Having some way to manage the security of mobile devices is crucial for Enterprise environments. If mobile phone and tablets are provided by the organization, having a tool to manage this ‘fleet’ is just as important as the tools you use to manage your desktops. Having a conversation about securing these devices with mobile device management software (MDM) is critical and deployment is even more important regardless of the size of business SMB included.
After starting out with application provisioning and enforcing PIN numbers, mobile technology has improved to now allow us to find a device’s location or even remotely wipe it. Also these days; with the work day creeping outside of Monday to Friday 9am to 5pm, there is an increased risk that a mobile device with access to your corporate information has just gone to a movie cinema, theme park or crowded restaurant – all places where it could be easily left behind.
The Enterprise’s next challenge was BYOD. If a new employee already had their own device (now often better than the company-issued one), they weren’t going to be happy about having to carry two phones or rely solely on the ancient company phone. The tools stepped up to this challenge and BYOD support was introduced, allowing some corporate control over non-corporate devices, without wiping your personal camera roll.
If it feels like I’ve just pointed out the obvious it’s because I wanted to bring you into the world of the small business.
The smaller the organization, the greater that chance that ‘bring your own’ devices are being used to access corporate data.
The smaller the organization, the greater the chance that there is no mobile device management in place on any mobile device.
I’m not a great fan of quoting surveys but the numbers I’m finding that there are something like 80%+ SMBs using mobiles devices, and somewhere between 37% – 49% having MDM in place. I’d say those numbers are generous – a quick chat with my peers would suggest the first number is much higher and the second number is much much lower. So for SMBs, MDM is not such an obvious, critical thing, even with such easy access to corporate data and apps (often enabled by The Cloud).
So what gets in the way of mobile device management
Licensing Costs – In the Enterprise, MDM can be an add-on capability provided by an existing toolset.
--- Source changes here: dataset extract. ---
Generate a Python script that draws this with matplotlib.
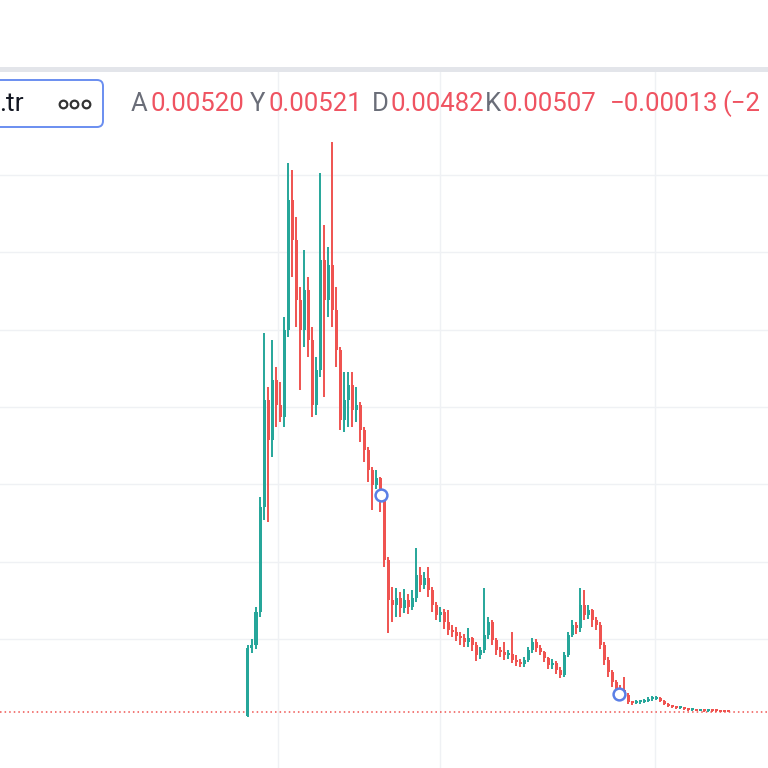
"""TradingView-style candlestick snapshot with OHLC header."""

import numpy as np
import matplotlib
matplotlib.use("Agg")
import matplotlib.pyplot as plt
from matplotlib.patches import FancyBboxPatch, Rectangle

# ---- data -----------------------------------------------------------------
first_open = 0.001
close = [0.069, 0.072, 0.105, 0.210, 0.317, 0.277, 0.337, 0.312, 0.300, 0.387,
         0.517, 0.477, 0.417, 0.387, 0.427, 0.377, 0.312, 0.347, 0.457, 0.417,
         0.452, 0.407, 0.367, 0.297, 0.317, 0.332, 0.307, 0.312, 0.287, 0.267,
         0.247, 0.232, 0.239, 0.217, 0.157, 0.117, 0.112, 0.119, 0.109, 0.117,
         0.110, 0.119, 0.142, 0.132, 0.139, 0.127, 0.112, 0.102, 0.105, 0.095,
         0.087, 0.085, 0.081, 0.079, 0.075, 0.079, 0.072, 0.062, 0.067, 0.082,
         0.095, 0.077, 0.067, 0.065, 0.062, 0.063, 0.057, 0.055, 0.053, 0.057,
         0.067, 0.075, 0.069, 0.065, 0.059, 0.052, 0.054, 0.047, 0.042, 0.062,
         0.082, 0.092, 0.089, 0.112, 0.102, 0.107, 0.097, 0.092, 0.072, 0.057,
         0.045, 0.035, 0.029, 0.027, 0.022, 0.015, 0.014, 0.015, 0.015, 0.016,
         0.018, 0.018, 0.019, 0.016, 0.013, 0.011, 0.010, 0.009, 0.009, 0.008,
         0.0070, 0.0072, 0.0062, 0.0063, 0.0059, 0.0062, 0.0057, 0.0056, 0.0054,
         0.0052, 0.00507]
high = [0.072, 0.078, 0.110, 0.220, 0.384, 0.330, 0.377, 0.350, 0.335, 0.400,
        0.554, 0.547, 0.500, 0.430, 0.467, 0.440, 0.390, 0.360, 0.544, 0.492,
        0.470, 0.575, 0.430, 0.370, 0.345, 0.345, 0.345, 0.330, 0.315, 0.290,
        0.270, 0.250, 0.247, 0.240, 0.215, 0.160, 0.130, 0.129, 0.125, 0.128,
        0.123, 0.127, 0.169, 0.150, 0.145, 0.150, 0.130, 0.115, 0.110, 0.108,
        0.107, 0.092, 0.090, 0.085, 0.083, 0.089, 0.080, 0.075, 0.070, 0.129,
        0.100, 0.097, 0.079, 0.070, 0.075, 0.067, 0.085, 0.062, 0.058, 0.060,
        0.070, 0.079, 0.078, 0.072, 0.066, 0.060, 0.058, 0.056, 0.050, 0.065,
        0.085, 0.097, 0.095, 0.129, 0.127, 0.112, 0.108, 0.100, 0.095, 0.075,
        0.060, 0.047, 0.037, 0.032, 0.040, 0.024, 0.016, 0.017, 0.017, 0.018,
        0.020, 0.021, 0.021, 0.020, 0.017, 0.014, 0.012, 0.011, 0.010, 0.010,
        0.0090, 0.0085, 0.0078, 0.0072, 0.0068, 0.0066, 0.0064, 0.0060, 0.0058,
        0.0056, 0.00521]
low = [0.000, 0.064, 0.068, 0.100, 0.197, 0.195, 0.260, 0.290, 0.295, 0.290,
       0.380, 0.440, 0.390, 0.327, 0.370, 0.360, 0.300, 0.302, 0.340, 0.320,
       0.400, 0.390, 0.350, 0.287, 0.285, 0.290, 0.290, 0.295, 0.275, 0.255,
       0.235, 0.207, 0.228, 0.205, 0.150, 0.084, 0.095, 0.100, 0.100, 0.104,
       0.103, 0.107, 0.115, 0.125, 0.128, 0.120, 0.105, 0.097, 0.095, 0.088,
       0.082, 0.080, 0.076, 0.072, 0.070, 0.070, 0.066, 0.056, 0.058, 0.064,
       0.078, 0.072, 0.062, 0.060, 0.057, 0.058, 0.054, 0.051, 0.050, 0.050,
       0.055, 0.064, 0.065, 0.062, 0.055, 0.048, 0.048, 0.043, 0.039, 0.040,
       0.060, 0.080, 0.083, 0.085, 0.097, 0.098, 0.090, 0.087, 0.068, 0.052,
       0.040, 0.030, 0.025, 0.023, 0.020, 0.013, 0.012, 0.013, 0.013, 0.014,
       0.015, 0.016, 0.017, 0.015, 0.012, 0.010, 0.009, 0.008, 0.008, 0.007,
       0.0065, 0.0065, 0.0058, 0.0058, 0.0055, 0.0054, 0.0053, 0.0052, 0.0050,
       0.0049, 0.00482]

# alert markers (candle index, price)
marker_idx = [33.25, 92.75]
marker_price = [0.222, 0.023]

last_price = 0.00507

# grid levels (no labels shown in the crop)
grid_x = [7.5, 48, 101.75]
grid_y = [0.078, 0.155, 0.233, 0.310, 0.387, 0.465, 0.542]

# header legend: (text, colour)
header = [("A", "gray"), ("0.00520", "red"), ("Y", "gray"), ("0.00521", "red"),
          ("D", "gray"), ("0.00482", "red"), ("K", "gray"), ("0.00507", "red"),
          ("\u22120.00013", "red"), ("(\u22122", "red")]
header_x = [131, 150, 250, 268, 372, 391, 485, 503, 610, 722]

# ---- style ----------------------------------------------------------------
UP = "#26a69a"
DOWN = "#ef5350"
GRID = "#eff1f4"
TXT_GRAY = "#6a6d78"
TXT_RED = "#ef5361"
FONT = ["Roboto", "DejaVu Sans"]

W = H = 768
TOP = 72           # px, top of the chart pane
X0, DX = 248, 4    # px of candle 0, px per candle
Y0, DY = 717, 1000  # px of price 0, px per unit price


def px_to_idx(px):
    return (px - X0) / DX


def px_to_price(py):
    return (Y0 - py) / DY


fig = plt.figure(figsize=(W / 100, H / 100), dpi=100)
fig.patch.set_facecolor("white")

ax = fig.add_axes([0, 0, 1, (H - TOP) / H])
ax.set_xlim(px_to_idx(0), px_to_idx(W))
ax.set_ylim(px_to_price(H), px_to_price(TOP))
for s in ax.spines.values():
    s.set_visible(False)
ax.set_xticks(grid_x)
ax.set_yticks(grid_y)
ax.tick_params(length=0, labelbottom=False, labelleft=False)
ax.grid(True, color=GRID, linewidth=1.0)
ax.set_axisbelow(True)

o = np.array([first_open] + close[:-1])
c = np.array(close)
hi = np.array(high)
lo = np.array(low)
idx = np.arange(len(c))
cols = np.where(c >= o, UP, DOWN)

ax.vlines(idx, lo, hi, colors=cols, linewidth=1.4, zorder=2)
body_h = np.maximum(np.abs(c - o), 0.002)
ax.bar(idx, body_h, bottom=np.minimum(o, c), width=0.75, color=cols,
       linewidth=0, zorder=3)

ax.axhline(last_price, color=DOWN, linewidth=1.1, linestyle=(0, (1, 2)),
           zorder=1)

ax.plot(marker_idx, marker_price, linestyle="none", marker="o", ms=8.5,
        mfc="white", mec="#5a7fe6", mew=1.8, zorder=5)

# ---- UI overlay (pixel coordinates) --------------------------------------
ui = fig.add_axes([0, 0, 1, 1], zorder=10)
ui.set_xlim(0, W)
ui.set_ylim(H, 0)
ui.axis("off")
ui.patch.set_alpha(0)

ui.add_patch(Rectangle((0, 67), W, 5, color="#e3e5ea", linewidth=0))

ui.add_patch(FancyBboxPatch((-20, 80), 123, 47,
                            boxstyle="round,pad=0,rounding_size=6",
                            facecolor="white", edgecolor="#6a8ef0",
                            linewidth=1.4))
ui.text(-1, 104, ".tr", family=FONT, fontsize=19, color="#131722",
        ha="left", va="center")
ui.plot([62.5, 74, 86], [104, 104, 104], linestyle="none", marker="o",
        ms=5.5, mfc="white", mec="#333333", mew=1.6)

for (label, kind), xpos in zip(header, header_x):
    ui.text(xpos, 104, label, family=FONT, fontsize=18.5,
            color=TXT_GRAY if kind == "gray" else TXT_RED,
            ha="left", va="center")

fig.savefig("out.png", dpi=100, facecolor="white")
When you are talking thousands of devices, the per device price is very competitive. The IT department often doesn’t even see these licensing cost conversations, as they are bundled into Enterprise agreements or signed off between the procurement department, the CFO and the CIO. This all changes in the small business, because the CEO/Owner knows their cash flow, gross income, and expenditure intimately. For every dollar that IT wants to spend, they have to convince the CEO that it’s worth it, and the CEO has a lot of competing priorities for every dollar earnt. Add to that the difficulty in finding SMB friendly pricing structures for say anything under 250 or even 100 seats. While MDM solutions are quick to break down a ‘per device per month’ price, they often haven’t embraced a subscription model, so you can still take a cash flow hit of paying the annual cost for all of your devices up front.
Operational Costs – SMBs often sacrifice IT support capabilities because of the cost of hiring and retaining IT staff. Introducing MDM means upskilling IT employees, adding more support calls to their queue and introducing another toolset that has to be managed. When you are already running lean, it might seem like just another thing to do, when your organization has happily existed without it in the past. And if you outsource your IT support, who wants to add more work for their consultants to charge for?
Lack of comprehensive security strategy – Putting aside the cost argument, this is really what it comes down to. Any security consultant will successfully argue that a proactive MDM strategy is more cost effective than a reactive data breach clean-up. But small businesses tend to overly trust their employees and view extra security measures as unnecessary and intrusive. How many shared passwords and generic user accounts exist in SMB land? Complex passwords and 30 day change periods are just a hassle. They also underestimate themselves as a target. Why would someone be interested in the customer details of a family-owned widget business? Without a security-conscious CEO, most SMBs lack a comprehensive IT security strategy that analyses and mitigates risk across their technology footprint.
What should the SMB do?
If you provide mobile device management solutions, addressing the cost concerns will go a long way to gaining you favour in the SMB market. Easing the pain of adoption and ongoing system management will win you votes from the already-stressed IT team. But convincing the CEO that the cost benefit analysis does stack up? That’s a bigger challenge. Right now most security providers address that objection with real-world horror stories and statistics and they still don’t always win.
The sad truth is, for a large percentage of the SMB market, adoption of an MDM solution will continue to be a reactive action after a data breach. It’s a tough culture to change, especially if you come from a world where you wouldn’t think twice about securing employee mobile devices.